Instructions for the task -> Begin with the first line of the material and copy each line word for word through the line that contains "text width=90pt, text"; the pictures are left out.
::::::
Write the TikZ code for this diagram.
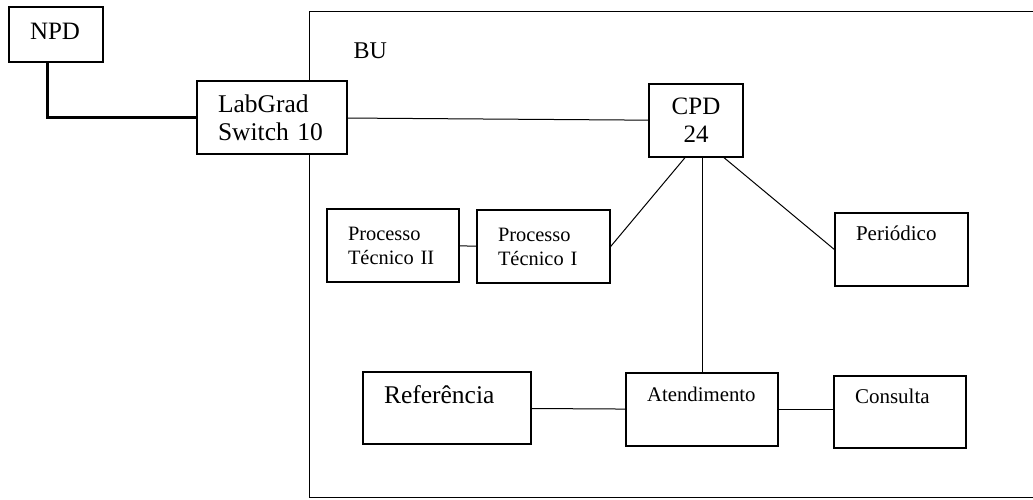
\documentclass[tikz,border=0pt]{standalone}
\usepackage{fontspec}
\setmainfont{Liberation Serif}
\tikzset{
    unit/.style={draw, fill=white, line width=1.3pt, inner xsep=21pt, inner ysep=0pt, align=left},
    link/.style={line width=1pt},
}
\newcommand{\fsz}[2]{\fontsize{#1}{#2}\selectfont}

\begin{document}
\begin{tikzpicture}[x=1pt, y=-1pt]
    \useasboundingbox (0, 0) rectangle (1033, 499);
    % BU frame, runs off the right edge
    \draw[line width=1pt] (1033, 11) -- (309, 11) -- (309, 497) -- (1033, 497);
    \node[anchor=base west, font=\fsz{24}{28}] (bu) at (350, 58) {BU};

    \node[unit, text width=52pt, text height=32pt, text depth=23pt, font=\fsz{25}{28}] (npd) at (56, 34.5) {NPD};
    \node[unit, text width=108pt, minimum height=73pt, font=\fsz{25.5}{28}] (labgrad) at (272, 117.5) {LabGrad\\Switch 10};
    \node[unit, text width=52pt, minimum height=73pt, align=center, font=\fsz{25}{28}] (cpd) at (696, 120.5) {CPD\\24};

    \node[unit, text width=90pt, minimum height=73pt, font=\fsz{20.4}{24}] (pt2) at (393, 245.5) {Processo\\Técnico II};
    \node[unit, text width=91pt, minimum height=73pt, font=\fsz{20.4}{24}] (pt1) at (543.5, 246.5) {Processo\\Técnico I};
    \node[unit, text width=91pt, text height=27pt, text depth=46pt, font=\fsz{21}{24}] (periodico) at (901.5, 249.5) {Periódico};

    \node[unit, text width=126pt, text height=31pt, text depth=41pt, font=\fsz{25.5}{28}] (ref) at (447, 408) {Referência};
    \node[unit, text width=110pt, text height=28pt, text depth=45pt, font=\fsz{20.8}{24}] (aten) at (702, 409.5) {Atendimento};
    \node[unit, text width=90pt, text height=27pt, text depth=45pt, font=\fsz{21}{24}] (consulta) at (900, 412) {Consulta};

    % connections
    \draw[line width=3pt] ([xshift=39pt]npd.south west) |- (labgrad.west);
    \draw[link] (labgrad) -- (cpd);
    \draw[link] (pt2) -- (pt1);
    \draw[link] ([xshift=-11pt]cpd.south) -- (pt1.east);
    \draw[link] (cpd.south -| aten.north) -- (aten.north);
    \draw[link] ([xshift=28pt]cpd.south) -- (periodico.west);
    \draw[link] (ref) -- (aten);
    \draw[link] (aten.east) -- (aten.east -| consulta.west);
\end{tikzpicture}
\end{document}
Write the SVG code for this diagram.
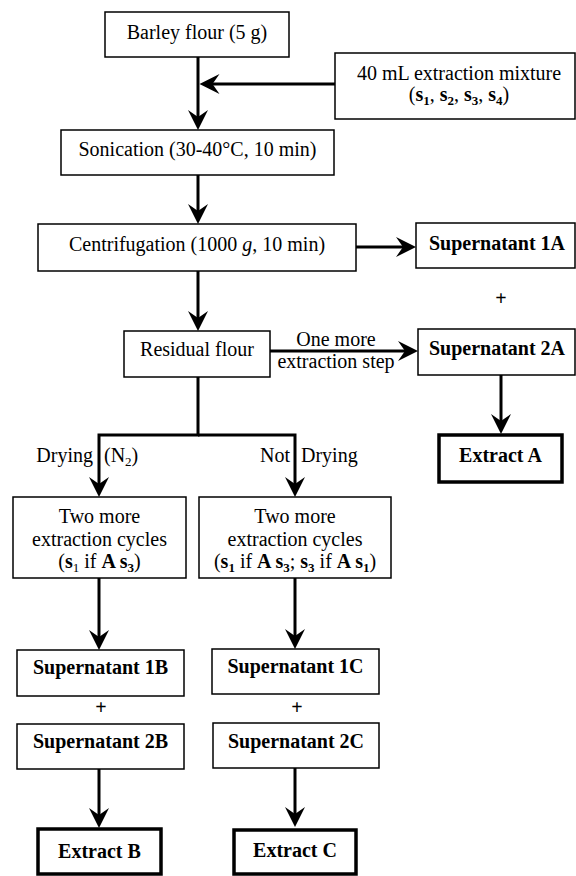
::::::
Written answer ->
Write the TikZ code for this diagram.
\documentclass[tikz,border=0pt]{standalone}
\usepackage{fontspec}
\setmainfont{Liberation Serif}
\tikzset{
    unit/.style={draw, fill=white, line width=1.3pt, inner xsep=21pt, inner ysep=0pt, align=left},
    link/.style={line width=1pt},
}
\newcommand{\fsz}[2]{\fontsize{#1}{#2}\selectfont}

\begin{document}
\begin{tikzpicture}[x=1pt, y=-1pt]
    \useasboundingbox (0, 0) rectangle (1033, 499);
    % BU frame, runs off the right edge
    \draw[line width=1pt] (1033, 11) -- (309, 11) -- (309, 497) -- (1033, 497);
    \node[anchor=base west, font=\fsz{24}{28}] (bu) at (350, 58) {BU};

    \node[unit, text width=52pt, text height=32pt, text depth=23pt, font=\fsz{25}{28}] (npd) at (56, 34.5) {NPD};
    \node[unit, text width=108pt, minimum height=73pt, font=\fsz{25.5}{28}] (labgrad) at (272, 117.5) {LabGrad\\Switch 10};
    \node[unit, text width=52pt, minimum height=73pt, align=center, font=\fsz{25}{28}] (cpd) at (696, 120.5) {CPD\\24};

    \node[unit, text width=90pt, minimum height=73pt, font=\fsz{20.4}{24}] (pt2) at (393, 245.5) {Processo\\Técnico II};
    \node[unit, text width=91pt, minimum height=73pt, font=\fsz{20.4}{24}] (pt1) at (543.5, 246.5) {Processo\\Técnico I};
    \node[unit, text width=91pt, text height=27pt, text depth=46pt, font=\fsz{21}{24}] (periodico) at (901.5, 249.5) {Periódico};

    \node[unit, text width=126pt, text height=31pt, text depth=41pt, font=\fsz{25.5}{28}] (ref) at (447, 408) {Referência};
    \node[unit, text width=110pt, text height=28pt, text depth=45pt, font=\fsz{20.8}{24}] (aten) at (702, 409.5) {Atendimento};
    \node[unit, text width=90pt, text height=27pt, text depth=45pt, font=\fsz{21}{24}] (consulta) at (900, 412) {Consulta};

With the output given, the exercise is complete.